Archivage et discours mémoriel
Le penchant du label pour la réécriture coïncide inévitablement avec un discours intro- et rétrospectif sur la forme, son histoire, et son manque de légitimité culturelle. En forçant quelque peu les traits, il est possible d’avancer que le «second degré» de Vertigo se décline en trois catégories d’archives qui s’articulent autour de l’héritage de la maison mère (DC), le Gothique, et la tradition des pulps américains. Les deux premières catégories (l’héritage de DC et le Gothique) ont déjà été implicitement explorées préalablement. La troisième (l’héritage des pulps) se traduit entre autres par le goût prononcé du label pour les genres du polar et de la fiction détective à travers de nombreux ouvrages et, de manière plus singulière encore, par la collection Vertigo Crime (2009-2011) qui, comme son nom le suggère, regroupe plusieurs histoires où mystère, enquête, et suspense se côtoient. Par ailleurs, le penchant «pulp» du label s’illustre aussi à travers les recueils de nouvelles graphiques Strange Adventures (2012) et Time Warp (2013), dont les titres font référence à des pulp magazines du début du 20e siècle et à des anthologies de bandes dessinées de science fiction.

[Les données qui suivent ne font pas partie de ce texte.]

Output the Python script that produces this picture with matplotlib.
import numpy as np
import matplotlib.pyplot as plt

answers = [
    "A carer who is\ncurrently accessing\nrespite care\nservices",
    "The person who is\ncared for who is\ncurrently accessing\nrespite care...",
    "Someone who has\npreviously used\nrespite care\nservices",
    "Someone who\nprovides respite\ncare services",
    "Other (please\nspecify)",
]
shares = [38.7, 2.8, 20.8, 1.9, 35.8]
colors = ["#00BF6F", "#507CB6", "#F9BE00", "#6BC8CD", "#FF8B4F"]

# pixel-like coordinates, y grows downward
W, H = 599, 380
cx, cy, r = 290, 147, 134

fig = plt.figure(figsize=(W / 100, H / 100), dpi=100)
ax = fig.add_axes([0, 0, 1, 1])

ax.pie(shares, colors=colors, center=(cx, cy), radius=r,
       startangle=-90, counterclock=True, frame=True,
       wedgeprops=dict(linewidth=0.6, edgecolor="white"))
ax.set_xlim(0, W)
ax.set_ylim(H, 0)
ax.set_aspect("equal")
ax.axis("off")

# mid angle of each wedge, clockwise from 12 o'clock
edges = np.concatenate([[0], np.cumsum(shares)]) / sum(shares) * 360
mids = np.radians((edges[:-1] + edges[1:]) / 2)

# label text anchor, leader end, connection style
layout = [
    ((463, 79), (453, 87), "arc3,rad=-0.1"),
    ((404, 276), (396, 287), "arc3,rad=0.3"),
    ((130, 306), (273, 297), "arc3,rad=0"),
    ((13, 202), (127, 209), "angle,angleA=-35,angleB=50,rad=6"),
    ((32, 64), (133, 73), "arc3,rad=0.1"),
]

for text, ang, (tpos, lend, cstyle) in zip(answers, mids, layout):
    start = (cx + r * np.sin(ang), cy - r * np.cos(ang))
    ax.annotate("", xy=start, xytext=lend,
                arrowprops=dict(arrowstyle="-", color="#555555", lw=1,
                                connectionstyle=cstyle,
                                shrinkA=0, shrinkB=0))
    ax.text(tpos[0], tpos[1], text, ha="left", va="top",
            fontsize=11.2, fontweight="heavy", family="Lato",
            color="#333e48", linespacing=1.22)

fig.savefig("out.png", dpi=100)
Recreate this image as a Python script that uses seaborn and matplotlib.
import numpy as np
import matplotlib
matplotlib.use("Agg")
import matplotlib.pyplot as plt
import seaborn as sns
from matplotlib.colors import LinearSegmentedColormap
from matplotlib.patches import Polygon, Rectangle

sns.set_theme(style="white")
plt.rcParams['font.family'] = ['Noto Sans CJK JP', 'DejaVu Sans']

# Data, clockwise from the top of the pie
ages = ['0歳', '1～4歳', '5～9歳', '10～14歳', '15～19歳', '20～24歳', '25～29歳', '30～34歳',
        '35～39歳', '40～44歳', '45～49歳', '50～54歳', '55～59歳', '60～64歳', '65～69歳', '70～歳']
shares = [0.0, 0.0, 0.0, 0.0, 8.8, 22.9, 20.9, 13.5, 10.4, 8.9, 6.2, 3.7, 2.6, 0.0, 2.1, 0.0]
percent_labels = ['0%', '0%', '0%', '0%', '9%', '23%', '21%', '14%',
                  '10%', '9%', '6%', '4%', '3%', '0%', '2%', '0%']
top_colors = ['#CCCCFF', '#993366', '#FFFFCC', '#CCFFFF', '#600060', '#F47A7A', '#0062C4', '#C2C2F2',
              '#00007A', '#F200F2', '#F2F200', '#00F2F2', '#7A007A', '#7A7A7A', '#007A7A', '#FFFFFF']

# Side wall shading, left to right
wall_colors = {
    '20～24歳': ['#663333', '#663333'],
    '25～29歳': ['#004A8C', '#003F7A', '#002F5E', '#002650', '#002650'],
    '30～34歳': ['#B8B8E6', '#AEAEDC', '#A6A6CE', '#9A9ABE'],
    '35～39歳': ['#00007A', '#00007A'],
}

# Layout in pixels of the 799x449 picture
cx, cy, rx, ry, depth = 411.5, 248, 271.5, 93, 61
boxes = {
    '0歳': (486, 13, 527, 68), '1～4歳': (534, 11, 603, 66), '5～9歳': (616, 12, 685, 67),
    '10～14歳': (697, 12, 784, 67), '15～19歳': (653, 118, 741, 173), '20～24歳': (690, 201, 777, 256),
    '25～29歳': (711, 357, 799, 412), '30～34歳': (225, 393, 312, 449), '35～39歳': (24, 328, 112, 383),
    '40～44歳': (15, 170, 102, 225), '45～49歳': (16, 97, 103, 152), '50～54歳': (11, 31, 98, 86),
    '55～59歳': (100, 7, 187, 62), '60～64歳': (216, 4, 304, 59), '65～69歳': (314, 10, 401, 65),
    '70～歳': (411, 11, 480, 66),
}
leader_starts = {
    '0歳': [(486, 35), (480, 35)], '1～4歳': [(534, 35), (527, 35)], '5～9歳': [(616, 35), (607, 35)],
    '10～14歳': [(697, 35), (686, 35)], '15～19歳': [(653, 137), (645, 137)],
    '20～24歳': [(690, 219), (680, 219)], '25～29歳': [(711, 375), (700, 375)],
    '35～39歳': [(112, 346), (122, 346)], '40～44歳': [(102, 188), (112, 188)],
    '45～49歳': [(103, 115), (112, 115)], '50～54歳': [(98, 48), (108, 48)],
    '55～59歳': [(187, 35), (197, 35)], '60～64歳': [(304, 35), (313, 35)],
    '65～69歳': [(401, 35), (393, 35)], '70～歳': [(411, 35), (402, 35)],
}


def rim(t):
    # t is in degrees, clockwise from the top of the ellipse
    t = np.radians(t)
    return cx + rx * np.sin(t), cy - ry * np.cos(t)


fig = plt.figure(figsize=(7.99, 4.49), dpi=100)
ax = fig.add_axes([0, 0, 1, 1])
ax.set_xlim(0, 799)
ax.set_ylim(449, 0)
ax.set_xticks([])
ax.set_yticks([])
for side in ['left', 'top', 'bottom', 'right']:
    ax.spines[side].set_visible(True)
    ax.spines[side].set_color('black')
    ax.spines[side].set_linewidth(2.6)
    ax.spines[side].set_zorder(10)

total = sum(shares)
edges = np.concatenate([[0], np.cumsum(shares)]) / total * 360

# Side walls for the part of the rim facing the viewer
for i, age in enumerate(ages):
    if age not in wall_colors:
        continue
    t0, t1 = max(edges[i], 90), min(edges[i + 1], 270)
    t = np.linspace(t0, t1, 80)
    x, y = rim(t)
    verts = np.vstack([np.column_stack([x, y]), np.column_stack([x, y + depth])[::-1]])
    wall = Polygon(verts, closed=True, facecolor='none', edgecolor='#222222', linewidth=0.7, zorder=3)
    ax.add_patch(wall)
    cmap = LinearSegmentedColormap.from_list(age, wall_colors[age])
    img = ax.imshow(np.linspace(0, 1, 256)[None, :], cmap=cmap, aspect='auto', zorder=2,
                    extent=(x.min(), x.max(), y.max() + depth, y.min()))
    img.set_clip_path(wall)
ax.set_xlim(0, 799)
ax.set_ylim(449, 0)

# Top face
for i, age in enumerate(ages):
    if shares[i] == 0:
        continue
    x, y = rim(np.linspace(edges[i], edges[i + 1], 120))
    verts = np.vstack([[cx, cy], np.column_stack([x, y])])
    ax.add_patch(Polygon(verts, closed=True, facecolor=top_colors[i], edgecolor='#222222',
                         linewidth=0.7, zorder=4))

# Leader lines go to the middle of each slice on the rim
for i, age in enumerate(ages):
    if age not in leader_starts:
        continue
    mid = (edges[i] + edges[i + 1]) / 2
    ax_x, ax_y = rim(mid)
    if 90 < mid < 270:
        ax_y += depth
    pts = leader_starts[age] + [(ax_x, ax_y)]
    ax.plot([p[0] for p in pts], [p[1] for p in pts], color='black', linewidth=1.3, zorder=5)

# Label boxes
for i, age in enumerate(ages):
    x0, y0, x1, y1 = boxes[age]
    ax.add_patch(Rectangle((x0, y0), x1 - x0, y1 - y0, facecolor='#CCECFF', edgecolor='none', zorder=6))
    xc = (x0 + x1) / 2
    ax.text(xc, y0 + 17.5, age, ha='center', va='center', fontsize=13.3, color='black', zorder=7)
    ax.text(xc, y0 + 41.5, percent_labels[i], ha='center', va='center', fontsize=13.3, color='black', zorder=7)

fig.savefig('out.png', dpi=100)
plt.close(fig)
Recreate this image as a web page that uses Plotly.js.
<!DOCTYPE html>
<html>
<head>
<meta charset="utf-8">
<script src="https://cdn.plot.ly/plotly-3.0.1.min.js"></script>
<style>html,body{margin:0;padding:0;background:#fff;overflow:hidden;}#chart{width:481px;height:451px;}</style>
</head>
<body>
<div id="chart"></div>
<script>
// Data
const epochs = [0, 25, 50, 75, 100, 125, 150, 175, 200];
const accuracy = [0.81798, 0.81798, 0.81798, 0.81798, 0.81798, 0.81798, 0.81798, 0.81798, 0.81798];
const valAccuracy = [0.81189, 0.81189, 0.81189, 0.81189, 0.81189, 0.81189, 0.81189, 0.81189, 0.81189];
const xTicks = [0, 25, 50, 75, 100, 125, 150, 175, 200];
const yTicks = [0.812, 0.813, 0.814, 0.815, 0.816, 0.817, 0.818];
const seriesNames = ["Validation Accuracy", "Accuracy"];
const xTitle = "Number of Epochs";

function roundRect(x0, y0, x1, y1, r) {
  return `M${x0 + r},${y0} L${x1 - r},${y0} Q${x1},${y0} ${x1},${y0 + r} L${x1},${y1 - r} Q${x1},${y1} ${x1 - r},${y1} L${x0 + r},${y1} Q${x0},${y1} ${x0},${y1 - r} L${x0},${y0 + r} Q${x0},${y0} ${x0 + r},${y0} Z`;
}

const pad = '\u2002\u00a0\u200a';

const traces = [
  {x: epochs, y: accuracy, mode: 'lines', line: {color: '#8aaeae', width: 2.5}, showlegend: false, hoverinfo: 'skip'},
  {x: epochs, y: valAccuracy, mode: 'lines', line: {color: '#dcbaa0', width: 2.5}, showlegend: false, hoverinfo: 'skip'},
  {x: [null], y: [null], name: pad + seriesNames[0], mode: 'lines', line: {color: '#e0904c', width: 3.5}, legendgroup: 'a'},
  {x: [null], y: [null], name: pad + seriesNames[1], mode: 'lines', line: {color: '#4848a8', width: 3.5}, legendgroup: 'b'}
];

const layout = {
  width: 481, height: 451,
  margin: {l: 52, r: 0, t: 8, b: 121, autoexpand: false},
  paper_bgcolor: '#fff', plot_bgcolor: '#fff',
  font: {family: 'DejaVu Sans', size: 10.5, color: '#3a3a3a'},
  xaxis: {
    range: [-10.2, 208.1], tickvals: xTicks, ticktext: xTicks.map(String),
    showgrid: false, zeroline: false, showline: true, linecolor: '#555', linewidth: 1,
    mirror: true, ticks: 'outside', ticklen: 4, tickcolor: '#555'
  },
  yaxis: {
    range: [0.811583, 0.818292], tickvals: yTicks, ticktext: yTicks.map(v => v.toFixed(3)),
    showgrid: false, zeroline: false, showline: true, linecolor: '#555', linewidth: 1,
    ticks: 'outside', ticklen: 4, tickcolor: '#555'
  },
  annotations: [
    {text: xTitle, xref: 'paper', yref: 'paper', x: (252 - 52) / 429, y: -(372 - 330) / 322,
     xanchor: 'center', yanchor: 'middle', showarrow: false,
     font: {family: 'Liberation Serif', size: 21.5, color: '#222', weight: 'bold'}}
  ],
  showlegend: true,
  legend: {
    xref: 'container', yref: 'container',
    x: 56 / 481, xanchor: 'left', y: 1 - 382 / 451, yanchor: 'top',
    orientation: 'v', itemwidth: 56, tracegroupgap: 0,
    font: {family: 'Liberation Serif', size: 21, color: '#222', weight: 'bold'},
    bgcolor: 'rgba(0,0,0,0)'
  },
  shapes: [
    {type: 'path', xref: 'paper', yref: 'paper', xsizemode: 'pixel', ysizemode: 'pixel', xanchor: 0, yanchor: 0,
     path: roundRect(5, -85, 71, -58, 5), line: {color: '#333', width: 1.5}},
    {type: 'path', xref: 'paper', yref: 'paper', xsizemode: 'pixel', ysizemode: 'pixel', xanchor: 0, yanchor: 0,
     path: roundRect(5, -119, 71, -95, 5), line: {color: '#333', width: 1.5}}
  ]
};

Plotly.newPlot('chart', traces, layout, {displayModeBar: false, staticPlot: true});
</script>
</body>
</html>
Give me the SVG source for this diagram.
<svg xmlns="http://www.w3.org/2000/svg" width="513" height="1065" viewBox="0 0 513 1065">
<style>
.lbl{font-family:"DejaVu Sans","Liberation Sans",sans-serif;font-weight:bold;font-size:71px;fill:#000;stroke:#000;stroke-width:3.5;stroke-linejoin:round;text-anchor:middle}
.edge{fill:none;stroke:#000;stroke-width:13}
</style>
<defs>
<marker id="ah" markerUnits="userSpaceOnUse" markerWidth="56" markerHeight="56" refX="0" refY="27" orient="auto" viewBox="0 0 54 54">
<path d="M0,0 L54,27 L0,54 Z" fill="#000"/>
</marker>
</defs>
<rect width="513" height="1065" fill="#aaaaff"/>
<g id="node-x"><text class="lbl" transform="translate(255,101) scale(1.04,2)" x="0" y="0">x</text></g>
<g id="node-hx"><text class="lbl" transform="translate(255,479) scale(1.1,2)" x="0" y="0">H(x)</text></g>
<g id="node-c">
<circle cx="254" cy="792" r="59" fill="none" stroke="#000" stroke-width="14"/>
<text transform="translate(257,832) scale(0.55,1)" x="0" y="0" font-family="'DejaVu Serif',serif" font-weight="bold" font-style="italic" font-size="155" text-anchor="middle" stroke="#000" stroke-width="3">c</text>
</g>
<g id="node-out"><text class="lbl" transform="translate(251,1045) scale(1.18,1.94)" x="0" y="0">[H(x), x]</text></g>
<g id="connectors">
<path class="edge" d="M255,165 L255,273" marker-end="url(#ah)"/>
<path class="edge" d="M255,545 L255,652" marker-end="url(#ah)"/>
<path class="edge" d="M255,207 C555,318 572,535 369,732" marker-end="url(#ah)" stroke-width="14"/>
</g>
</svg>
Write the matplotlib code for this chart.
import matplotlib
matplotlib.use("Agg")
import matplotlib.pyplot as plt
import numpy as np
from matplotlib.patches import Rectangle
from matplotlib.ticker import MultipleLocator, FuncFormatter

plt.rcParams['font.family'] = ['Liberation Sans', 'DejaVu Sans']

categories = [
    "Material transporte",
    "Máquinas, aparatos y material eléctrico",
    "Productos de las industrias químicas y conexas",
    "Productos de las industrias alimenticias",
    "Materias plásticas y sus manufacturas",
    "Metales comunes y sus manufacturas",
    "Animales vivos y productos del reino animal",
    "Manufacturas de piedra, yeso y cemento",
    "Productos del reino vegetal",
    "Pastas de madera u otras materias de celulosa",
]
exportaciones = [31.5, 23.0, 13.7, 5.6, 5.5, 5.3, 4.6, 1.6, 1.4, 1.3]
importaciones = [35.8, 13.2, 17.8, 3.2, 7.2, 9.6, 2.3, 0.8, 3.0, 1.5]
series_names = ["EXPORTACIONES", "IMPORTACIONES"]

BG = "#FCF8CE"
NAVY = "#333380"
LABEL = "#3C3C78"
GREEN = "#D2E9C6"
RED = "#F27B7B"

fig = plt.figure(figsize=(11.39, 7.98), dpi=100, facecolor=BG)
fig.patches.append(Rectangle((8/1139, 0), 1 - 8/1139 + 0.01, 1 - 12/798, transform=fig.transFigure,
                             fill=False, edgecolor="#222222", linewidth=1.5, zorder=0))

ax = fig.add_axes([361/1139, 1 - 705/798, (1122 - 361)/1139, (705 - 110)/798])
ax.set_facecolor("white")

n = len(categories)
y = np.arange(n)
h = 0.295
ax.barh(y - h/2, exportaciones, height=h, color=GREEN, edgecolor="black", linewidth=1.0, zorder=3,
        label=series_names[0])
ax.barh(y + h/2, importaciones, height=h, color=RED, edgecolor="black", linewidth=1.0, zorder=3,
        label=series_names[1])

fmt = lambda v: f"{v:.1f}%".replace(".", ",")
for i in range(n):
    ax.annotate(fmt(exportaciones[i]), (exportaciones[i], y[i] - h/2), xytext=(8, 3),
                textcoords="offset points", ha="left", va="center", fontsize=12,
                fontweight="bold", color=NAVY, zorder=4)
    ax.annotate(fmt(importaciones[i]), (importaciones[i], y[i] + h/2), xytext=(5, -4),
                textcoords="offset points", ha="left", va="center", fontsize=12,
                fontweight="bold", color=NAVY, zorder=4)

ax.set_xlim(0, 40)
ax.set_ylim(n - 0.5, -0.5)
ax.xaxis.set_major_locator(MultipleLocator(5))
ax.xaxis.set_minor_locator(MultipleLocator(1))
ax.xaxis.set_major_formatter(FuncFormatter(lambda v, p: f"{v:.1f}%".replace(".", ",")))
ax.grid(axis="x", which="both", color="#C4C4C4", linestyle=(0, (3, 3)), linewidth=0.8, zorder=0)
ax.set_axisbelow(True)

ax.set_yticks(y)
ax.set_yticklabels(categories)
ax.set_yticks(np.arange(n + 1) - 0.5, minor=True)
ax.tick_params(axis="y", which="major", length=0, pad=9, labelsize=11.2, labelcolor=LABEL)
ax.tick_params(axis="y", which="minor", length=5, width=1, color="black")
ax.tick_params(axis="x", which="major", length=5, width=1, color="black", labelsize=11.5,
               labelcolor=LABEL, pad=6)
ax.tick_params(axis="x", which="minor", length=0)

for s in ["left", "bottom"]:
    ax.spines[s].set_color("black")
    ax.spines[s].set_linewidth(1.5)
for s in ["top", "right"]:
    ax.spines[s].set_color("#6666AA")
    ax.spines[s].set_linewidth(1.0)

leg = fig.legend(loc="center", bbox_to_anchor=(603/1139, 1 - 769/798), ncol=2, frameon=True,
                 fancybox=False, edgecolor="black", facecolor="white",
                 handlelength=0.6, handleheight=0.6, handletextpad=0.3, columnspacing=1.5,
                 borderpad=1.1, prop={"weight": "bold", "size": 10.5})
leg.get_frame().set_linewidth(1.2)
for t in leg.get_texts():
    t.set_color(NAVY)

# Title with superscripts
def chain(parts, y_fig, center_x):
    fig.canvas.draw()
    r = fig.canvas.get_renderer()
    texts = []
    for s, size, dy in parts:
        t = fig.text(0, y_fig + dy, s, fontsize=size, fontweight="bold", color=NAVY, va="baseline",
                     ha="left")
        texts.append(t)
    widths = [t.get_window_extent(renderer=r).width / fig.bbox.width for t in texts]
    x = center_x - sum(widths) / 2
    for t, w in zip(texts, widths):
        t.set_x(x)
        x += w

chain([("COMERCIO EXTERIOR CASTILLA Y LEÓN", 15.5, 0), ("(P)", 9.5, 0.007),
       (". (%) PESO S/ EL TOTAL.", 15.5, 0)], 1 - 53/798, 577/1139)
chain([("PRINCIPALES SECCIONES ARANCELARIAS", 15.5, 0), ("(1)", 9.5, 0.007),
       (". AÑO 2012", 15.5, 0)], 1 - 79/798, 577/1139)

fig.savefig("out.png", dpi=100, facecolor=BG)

Si l’on peut soutenir que ces catégories d’archives fonctionnent comme discours mémoriel sur la forme, son histoire et sa légitimité culturelle, c’est non seulement parce qu’elles (ré)activent la mémoire des lecteurs et/ou collectionneurs de bande dessinée mais surtout, parce qu’elles proposent une autre histoire de la bande dessinée aux États-Unis telle qu’elle est articulée par les éditeurs eux-mêmes aux deux pôles de l’industrie. Si, sans grande surprise, les éditeurs mainstream s’engagent régulièrement dans une démarche mnémonique grâce à leur genre de prédilection – le récit superhéroïque – , les éditeurs et artistes alternatifs américains tels qu’Art Spiegelman et Chris Ware ont tendance, au contraire, à rejeter les genres populaires qui ont animé l’histoire du médium et favorisent plutôt la farce, le picaresque et la tragédie6, ainsi que les références à certains comics strips plus ou moins avant-gardistes du début du 20e siècle, ou encore les hommages aux «Beaux-Arts».
Vertigo, au contraire, met en avant les origines populaires du médium et célèbre la bande dessinée de genre hors récit superhéroïque. Fort de cette logique de commémoration spécifique, le label de DC a tenté d'établir son propre canon tout en contestant l'argument selon lequel la bande dessinée serait « un art sans mémoire7 ». Ainsi, les pratiques d’archivage qui découlent de l’ethos de réécriture du label nous invitent à repenser de manière critique les pratiques de domination et d’exclusion qui animent les discours mémoriels souvent teintés de stratégies d’auto-canonisation des deux pôles du champ de la bande dessinée américaine.
On pourra pourtant se demander si, en 20 ans, le projet éditorial de Vertigo n’a pas pris quelques rides ou, du moins, s’il ne s’est pas essoufflé. La politique de subversion et de démarcation chère au label a sans nul doute un effet centripète qui renferme, voire emprisonne le label dans son propre jeu de références, de réécriture et de relecture de comics pour adultes. En témoigne d’ailleurs la récente couverture de l’anthologie Vertigo Essentials reproduite ci-dessous dans laquelle plusieurs personnages issus de séries du label sont rassemblés dans une bibliothèque – lieu d’archive par excellence – et se donnent à lire leurs propres séries ou d’autres séries ayant fait le succès de l’imprint.
Christophe Dony
Novembre 2013
Christophe Dony est doctorant au sein du département des langues et littératures modernes. Ses recherches principales portent sur la réécriture et l’intertextualité dans la bande dessinée américaine.
6 Selon Charles Hatfield, historien et critique de la bande dessinée américaine, ces trois « mode s narratifs » sont d’ailleurs les plus préconisés par le courant « alternaif ». Cf. Hatfield, Charles .Alternative Comics : An Emerging Literature, Jackson : University Press of Mississippi, 2005.